Parallelism is a Myth in Ruby
Update: post has been renamed to "Parallelism is a Myth in Ruby"... Why? Because concurrency is not parallelism - highly recommend this talk by Rob Pike. Concurrency is the composition of independently executing things (which is possible in Ruby), and parallelism is the simultaneous execution of multiple things (which is not possible in MRI, see below). One is about structure, and another is about execution.
Concurrency is a stepping stone towards enabling parallelism in our applications, and threading is, of course, one way to introduce execution parallelism. But, as it turns out, execution parallelism is not enabled by threading in Ruby (MRI). Instead, if you are looking for parallelism in your Ruby applications, then you should be looking at process parallelism instead. Why is that?

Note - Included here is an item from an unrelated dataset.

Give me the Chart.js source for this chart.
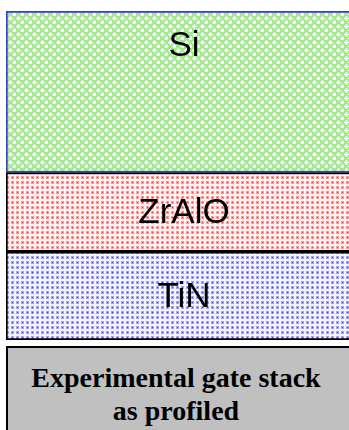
<!DOCTYPE html>
<html>
<head>
<meta charset="utf-8">
<script src="https://cdn.jsdelivr.net/npm/chart.js@4"></script>
<style>
  html, body { margin: 0; padding: 0; background: #fff; overflow: hidden; }
  #wrap { position: absolute; left: 0; top: 0; width: 362px; height: 341px; }
  #caption {
    position: absolute; left: 6px; top: 346px; width: 360px; height: 100px;
    background: #c0c0c0; border: 2px solid #000;
    font-family: "Liberation Serif", "Times New Roman", serif; font-weight: bold;
    font-size: 28px; line-height: 33px; text-align: center; color: #000;
    padding: 13px 20px 0 0; box-sizing: border-box;
  }
</style>
</head>
<body>
<div id="wrap"><canvas id="myChart"></canvas></div>
<div id="caption">Experimental gate stack<br>as profiled</div>
<script>
(() => {
  'use strict'

  // layers from bottom to top, thickness in arbitrary units
  const layers = ['TiN', 'ZrAlO', 'Si']
  const thickness = [88, 79, 161]
  const labels = ['stack']

  function pattern (size, draw) {
    const c = document.createElement('canvas')
    c.width = c.height = size
    const g = c.getContext('2d')
    draw(g)
    return g.createPattern(c, 'repeat')
  }

  const siFill = pattern(8, g => {
    g.fillStyle = '#98f27e'
    g.fillRect(0, 0, 8, 8)
    const star = (x, y) => {
      g.fillStyle = '#dcfcd0'
      g.fillRect(x - 1, y - 1, 3, 3)
      g.fillStyle = '#ffffff'
      g.fillRect(x - 2, y, 5, 1)
      g.fillRect(x, y - 2, 1, 5)
    }
    star(2, 2)
    star(6, 6)
  })

  const dots = (base, halo, core) => pattern(5, g => {
    g.fillStyle = base
    g.fillRect(0, 0, 5, 5)
    g.fillStyle = halo
    g.fillRect(1, 1, 3, 3)
    g.fillStyle = core
    g.fillRect(2, 2, 1, 1)
  })
  const zrFill = dots('#fff2f2', '#ff9a9a', '#ff3030')
  const tinFill = dots('#f2f2ff', '#a4a4f0', '#4444dc')

  const fills = [tinFill, zrFill, siFill]
  const borders = ['#000000', '#000000', '#3c3cc8']

  const layerLabels = {
    id: 'layerLabels',
    afterDatasetsDraw (chart) {
      const ctx = chart.ctx
      ctx.save()
      ctx.fillStyle = '#000'
      ctx.font = '35px "Liberation Sans", Arial, sans-serif'
      ctx.textAlign = 'center'
      ctx.textBaseline = 'middle'
      chart.data.datasets.forEach((ds, i) => {
        const el = chart.getDatasetMeta(i).data[0]
        const yMid = i === 2 ? el.y + 34 : (el.y + el.base) / 2
        ctx.fillText(ds.label, el.x, yMid + 1)
      })
      ctx.restore()
    }
  }

  const ctx = document.getElementById('myChart')
  // eslint-disable-next-line no-unused-vars
  const myChart = new Chart(ctx, {
    type: 'bar',
    data: {
      labels: labels,
      datasets: layers.map((name, i) => ({
        label: name,
        data: [thickness[i]],
        backgroundColor: fills[i],
        borderColor: borders[i],
        borderWidth: 2,
        borderSkipped: false,
        categoryPercentage: 1,
        barPercentage: 1
      }))
    },
    options: {
      responsive: true,
      maintainAspectRatio: false,
      animation: false,
      layout: { padding: { left: 6, top: 11, right: 0, bottom: 1 } },
      scales: {
        x: { stacked: true, display: false },
        y: { stacked: true, display: false, min: 0, max: thickness.reduce((a, b) => a + b, 0) }
      },
      plugins: {
        legend: { display: false },
        tooltip: { enabled: false }
      }
    },
    plugins: [layerLabels]
  })
})()
</script>
</body>
</html>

Ruby under the covers: Global Interpreter Lock
To understand what's going on, we need to take a closer look at the Ruby runtime. Whenever you launch a Ruby application, an instance of a Ruby interpreter is launched to parse your code, build an AST tree, and then execute the application you've requested - thankfully, all of this is transparent to the user. However, as part of this runtime, the interpreter also instantiates an instance of a Global Interpreter Lock (or more affectionately known as GIL), which is the culprit of our lack of concurrency:
Global Interpreter Lock is a mutual exclusion lock held by a programming language interpreter thread to avoid sharing code that is not thread-safe with other threads. There is always one GIL for one interpreter process.Usage of a Global Interpreter Lock in a language effectively limits concurrency of a single interpreter process with multiple threads -- there is no or very little increase in speed when running the process on a multiprocessor machine.

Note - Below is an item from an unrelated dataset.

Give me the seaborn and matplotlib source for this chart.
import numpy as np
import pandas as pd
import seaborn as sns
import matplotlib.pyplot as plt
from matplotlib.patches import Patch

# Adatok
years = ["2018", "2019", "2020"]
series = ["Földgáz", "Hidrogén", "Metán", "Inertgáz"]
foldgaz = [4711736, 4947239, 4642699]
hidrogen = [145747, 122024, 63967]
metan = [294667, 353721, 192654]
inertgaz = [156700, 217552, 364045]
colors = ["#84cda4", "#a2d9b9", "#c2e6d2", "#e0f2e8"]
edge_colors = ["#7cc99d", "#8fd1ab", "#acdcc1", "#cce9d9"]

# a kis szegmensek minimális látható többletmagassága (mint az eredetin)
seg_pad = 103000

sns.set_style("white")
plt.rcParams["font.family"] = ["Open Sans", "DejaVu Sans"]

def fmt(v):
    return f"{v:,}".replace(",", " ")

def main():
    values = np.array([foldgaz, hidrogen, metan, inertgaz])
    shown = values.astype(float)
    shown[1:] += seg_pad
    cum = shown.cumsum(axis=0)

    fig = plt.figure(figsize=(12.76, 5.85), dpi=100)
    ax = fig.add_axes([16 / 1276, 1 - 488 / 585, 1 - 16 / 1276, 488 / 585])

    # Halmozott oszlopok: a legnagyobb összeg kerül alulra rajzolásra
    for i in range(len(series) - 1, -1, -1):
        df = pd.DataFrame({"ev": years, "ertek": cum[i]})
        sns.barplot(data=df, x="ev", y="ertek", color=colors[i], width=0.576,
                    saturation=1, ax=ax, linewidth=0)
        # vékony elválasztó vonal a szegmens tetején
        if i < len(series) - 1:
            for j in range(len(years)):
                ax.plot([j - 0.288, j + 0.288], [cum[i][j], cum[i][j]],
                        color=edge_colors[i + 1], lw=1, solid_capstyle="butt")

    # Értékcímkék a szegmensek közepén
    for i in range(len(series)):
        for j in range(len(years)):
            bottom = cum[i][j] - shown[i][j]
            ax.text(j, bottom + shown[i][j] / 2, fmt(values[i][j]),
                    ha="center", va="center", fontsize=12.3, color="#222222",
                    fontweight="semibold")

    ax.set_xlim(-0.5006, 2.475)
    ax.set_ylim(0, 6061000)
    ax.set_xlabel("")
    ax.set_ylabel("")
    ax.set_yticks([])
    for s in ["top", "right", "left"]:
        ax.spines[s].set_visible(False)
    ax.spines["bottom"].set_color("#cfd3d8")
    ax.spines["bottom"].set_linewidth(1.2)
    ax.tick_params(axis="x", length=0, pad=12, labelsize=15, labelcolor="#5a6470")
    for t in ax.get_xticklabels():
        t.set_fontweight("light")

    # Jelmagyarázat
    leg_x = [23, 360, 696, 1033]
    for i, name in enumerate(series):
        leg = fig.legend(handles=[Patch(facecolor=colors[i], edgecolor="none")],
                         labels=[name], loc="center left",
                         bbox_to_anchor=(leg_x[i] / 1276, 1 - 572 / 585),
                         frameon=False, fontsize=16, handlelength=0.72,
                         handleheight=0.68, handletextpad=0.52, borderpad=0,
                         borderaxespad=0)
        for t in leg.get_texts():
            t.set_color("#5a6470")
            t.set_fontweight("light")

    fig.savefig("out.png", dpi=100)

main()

Deciphering the Global Interpreter Lock
To make this a little less abstract, let's first look at Ruby 1.8. First, a single OS thread is allocated for the Ruby interpreter, a GIL lock is instantiated, and Ruby threads ('Green Threads'), are spooled up by our program. As you may have guessed, there is no way for this Ruby process to take advantage of multiple cores: there is only one kernel thread available, hence only one Ruby thread can execute at a time.

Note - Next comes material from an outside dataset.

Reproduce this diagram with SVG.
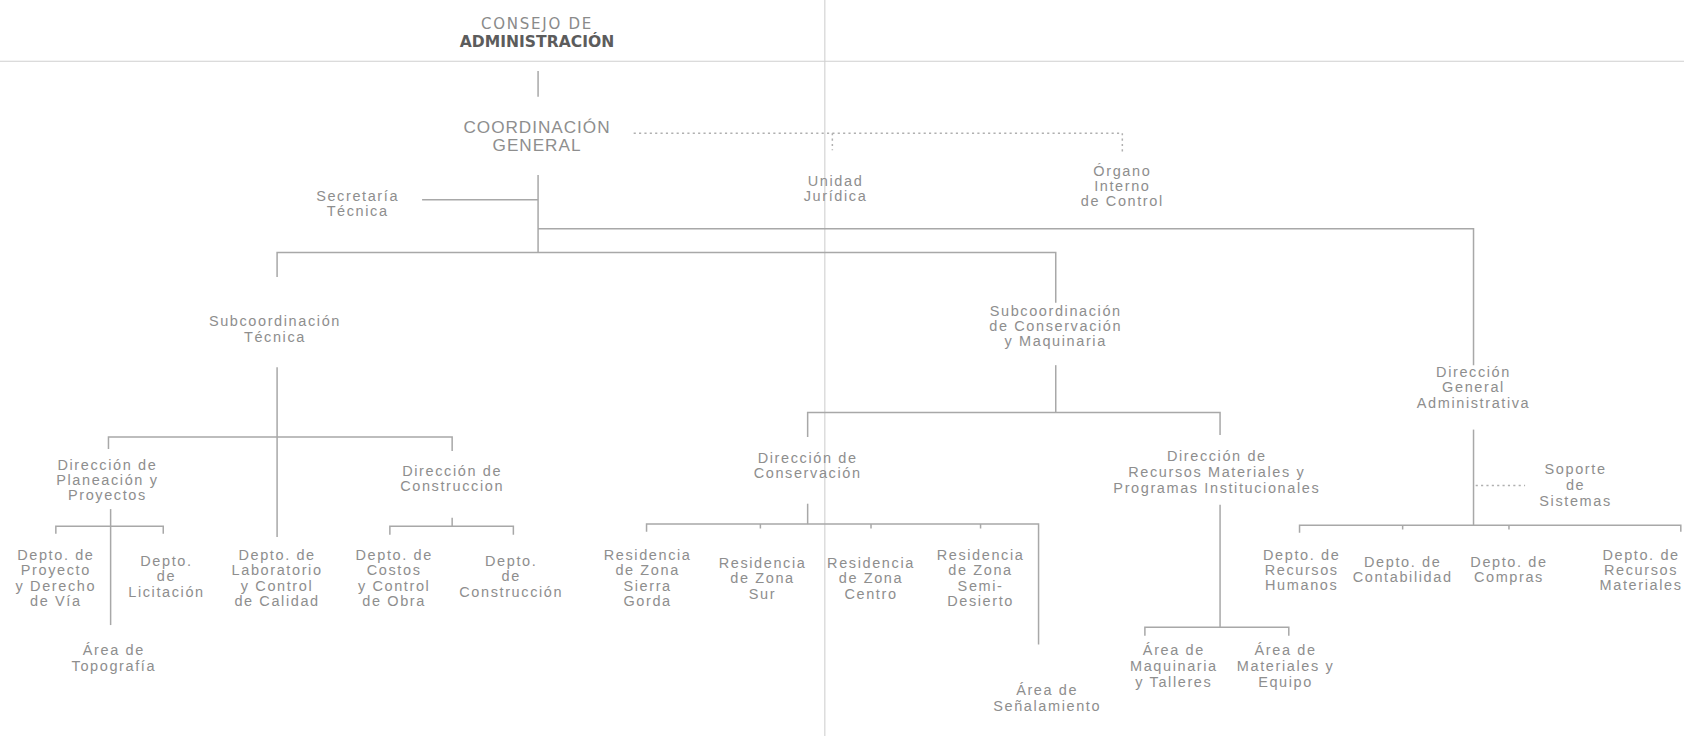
<svg xmlns="http://www.w3.org/2000/svg" width="1684" height="736" viewBox="0 0 1684 736">
<style>
.t{font-family:"Liberation Sans",Arial,sans-serif;font-size:13.5px;letter-spacing:1.5px;fill:#8e8e8e;text-anchor:middle}
.tl{font-family:"DejaVu Sans","Liberation Sans",sans-serif;font-size:14px;letter-spacing:1.6px;fill:#8a8a8a;text-anchor:middle}
.tb{font-family:"DejaVu Sans","Liberation Sans",sans-serif;font-size:14.5px;font-weight:bold;fill:#5c5c5c;text-anchor:middle}
.tc{font-family:"Liberation Sans",Arial,sans-serif;font-size:16px;letter-spacing:0.9px;fill:#8e8e8e;text-anchor:middle}
.ln{fill:none;stroke:#a8a8a8;stroke-width:1.4}
.dt{fill:none;stroke:#b0b0b0;stroke-width:1.4;stroke-dasharray:2 3}
.sc{fill:none;stroke:#cfcfcf;stroke-width:1}
</style>
<rect width="1684" height="736" fill="#ffffff"/>
<g transform="scale(1.074)">
<g id="scan-lines">
<path class="sc" d="M0,57 H1568"/>
<path class="sc" d="M768,0 V686"/>
</g>
<g id="connectors">
<path class="ln" d="M501,66 V90"/>
<path class="dt" d="M590,124 H1045 V143"/>
<path class="dt" d="M775,124 V140"/>
<path class="ln" d="M393,186 H501"/>
<path class="ln" d="M501,163 V235"/>
<path class="ln" d="M501,213 H1372 V340"/>
<path class="ln" d="M258,258 V235 H983 V282"/>
<path class="ln" d="M258,342 V500"/>
<path class="ln" d="M101,418 V407 H421 V420"/>
<path class="ln" d="M103,474 V582"/>
<path class="ln" d="M52,497 V490 H152 V497"/>
<path class="ln" d="M421,482 V490"/>
<path class="ln" d="M363,498 V490 H478 V498"/>
<path class="ln" d="M983,340 V384"/>
<path class="ln" d="M752,407 V384 H1136 V405"/>
<path class="ln" d="M752,469 V488"/>
<path class="ln" d="M602,495 V488 H967 V600"/>
<path class="ln" d="M708,488 V492 M811,488 V492 M913,488 V492"/>
<path class="ln" d="M1136,470 V584"/>
<path class="ln" d="M1066,592 V584 H1200 V592"/>
<path class="ln" d="M1372,400 V489"/>
<path class="ln" d="M1210,496 V489 H1565 V495"/>
<path class="ln" d="M1306,489 V493 M1405,489 V493"/>
<path class="dt" d="M1374,452 H1420"/>
</g>
<g id="n-consejo"><text class="tl" x="500" y="27">CONSEJO DE</text><text class="tb" x="500" y="44">ADMINISTRACIÓN</text></g>
<g id="n-coordinacion"><text class="tc" x="500" y="124">COORDINACIÓN</text><text class="tc" x="500" y="141">GENERAL</text></g>
<g id="n-secretaria"><text class="t" x="333" y="187">Secretaría</text><text class="t" x="333" y="201">Técnica</text></g>
<g id="n-unidad"><text class="t" x="778" y="173">Unidad</text><text class="t" x="778" y="187">Jurídica</text></g>
<g id="n-organo"><text class="t" x="1045" y="164">Órgano</text><text class="t" x="1045" y="178">Interno</text><text class="t" x="1045" y="192">de Control</text></g>
<g id="n-subtecnica"><text class="t" x="256" y="304">Subcoordinación</text><text class="t" x="256" y="318">Técnica</text></g>
<g id="n-subconservacion"><text class="t" x="983" y="294">Subcoordinación</text><text class="t" x="983" y="308">de Conservación</text><text class="t" x="983" y="322">y Maquinaria</text></g>
<g id="n-dga"><text class="t" x="1372" y="351">Dirección</text><text class="t" x="1372" y="365">General</text><text class="t" x="1372" y="380">Administrativa</text></g>
<g id="n-planeacion"><text class="t" x="100" y="438">Dirección de</text><text class="t" x="100" y="452">Planeación y</text><text class="t" x="100" y="466">Proyectos</text></g>
<g id="n-dir-construccion"><text class="t" x="421" y="443">Dirección de</text><text class="t" x="421" y="457">Construccion</text></g>
<g id="n-proyecto"><text class="t" x="52" y="521">Depto. de</text><text class="t" x="52" y="535">Proyecto</text><text class="t" x="52" y="550">y Derecho</text><text class="t" x="52" y="564">de Vía</text></g>
<g id="n-licitacion"><text class="t" x="155" y="527">Depto.</text><text class="t" x="155" y="541">de</text><text class="t" x="155" y="556">Licitación</text></g>
<g id="n-topografia"><text class="t" x="106" y="610">Área de</text><text class="t" x="106" y="625">Topografía</text></g>
<g id="n-laboratorio"><text class="t" x="258" y="521">Depto. de</text><text class="t" x="258" y="535">Laboratorio</text><text class="t" x="258" y="550">y Control</text><text class="t" x="258" y="564">de Calidad</text></g>
<g id="n-costos"><text class="t" x="367" y="521">Depto. de</text><text class="t" x="367" y="535">Costos</text><text class="t" x="367" y="550">y Control</text><text class="t" x="367" y="564">de Obra</text></g>
<g id="n-depto-construccion"><text class="t" x="476" y="527">Depto.</text><text class="t" x="476" y="541">de</text><text class="t" x="476" y="556">Construcción</text></g>
<g id="n-dir-conservacion"><text class="t" x="752" y="431">Dirección de</text><text class="t" x="752" y="445">Conservación</text></g>
<g id="n-dir-recursos"><text class="t" x="1133" y="429">Dirección de</text><text class="t" x="1133" y="444">Recursos Materiales y</text><text class="t" x="1133" y="459">Programas Institucionales</text></g>
<g id="n-sierra"><text class="t" x="603" y="521">Residencia</text><text class="t" x="603" y="535">de Zona</text><text class="t" x="603" y="550">Sierra</text><text class="t" x="603" y="564">Gorda</text></g>
<g id="n-sur"><text class="t" x="710" y="529">Residencia</text><text class="t" x="710" y="543">de Zona</text><text class="t" x="710" y="558">Sur</text></g>
<g id="n-centro"><text class="t" x="811" y="529">Residencia</text><text class="t" x="811" y="543">de Zona</text><text class="t" x="811" y="558">Centro</text></g>
<g id="n-semidesierto"><text class="t" x="913" y="521">Residencia</text><text class="t" x="913" y="535">de Zona</text><text class="t" x="913" y="550">Semi-</text><text class="t" x="913" y="564">Desierto</text></g>
<g id="n-senalamiento"><text class="t" x="975" y="647">Área de</text><text class="t" x="975" y="662">Señalamiento</text></g>
<g id="n-maquinaria"><text class="t" x="1093" y="610">Área de</text><text class="t" x="1093" y="625">Maquinaria</text><text class="t" x="1093" y="640">y Talleres</text></g>
<g id="n-materiales"><text class="t" x="1197" y="610">Área de</text><text class="t" x="1197" y="625">Materiales y</text><text class="t" x="1197" y="640">Equipo</text></g>
<g id="n-soporte"><text class="t" x="1467" y="441">Soporte</text><text class="t" x="1467" y="456">de</text><text class="t" x="1467" y="471">Sistemas</text></g>
<g id="n-rh"><text class="t" x="1212" y="521">Depto. de</text><text class="t" x="1212" y="535">Recursos</text><text class="t" x="1212" y="549">Humanos</text></g>
<g id="n-contabilidad"><text class="t" x="1306" y="528">Depto. de</text><text class="t" x="1306" y="542">Contabilidad</text></g>
<g id="n-compras"><text class="t" x="1405" y="528">Depto. de</text><text class="t" x="1405" y="542">Compras</text></g>
<g id="n-rmateriales"><text class="t" x="1528" y="521">Depto. de</text><text class="t" x="1528" y="535">Recursos</text><text class="t" x="1528" y="549">Materiales</text></g>
</g>
</svg>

Ruby 1.9 looks much more promising! Now we have many native threads attached to our Ruby interpreter, but now the GIL is the bottleneck. The interpreter guards itself against non thread-safe code (your code, and native extensions) by only allowing a single thread to execute at a time. End effect: Ruby MRI process, or any other language which has a Global Interpreter Lock (Python, for example, has a very similar threading model to Ruby 1.9) will never take advantage of multiple cores! If you have a dual core CPU, you'll have to run two separate processes.
JRuby is, in fact, the only Ruby implementation that will allow you to natively scale your Ruby code across multiple cores. By compiling Ruby to bytecode and executing it on the JVM, Ruby threads are mapped to OS threads without a GIL in between - that's at least one reason to look into JRuby.
Process parallelism
The implications of the GIL are surprising at first, but it turns out the solution to this problem is not all that complex: instead of thinking in threads, think how you could split the workload between different processes. Not only will you bypass an entire class of problems associated with concurrent programming (it's hard!), but you are also much more likely to end up with a horizontally scalable architecture for your application. Here are the steps: 1. Partition the work, or decompose your application 2. Add a communications / work queue (Starling, Beanstalkd, RabbitMQ) 3. Fork, or run multiple instances of you application
Not surprisingly, many of the Ruby applications have already adopted this strategy: a typical Rails deployments is powered by a cluster of app servers (Mongrel, Ebb, Thin), and alternative strategies like EventMachine, and Revactor (equivalents of Twisted in Python) are gaining ground as a simple way to defer and parallelize your network IO without introducing threads into your application.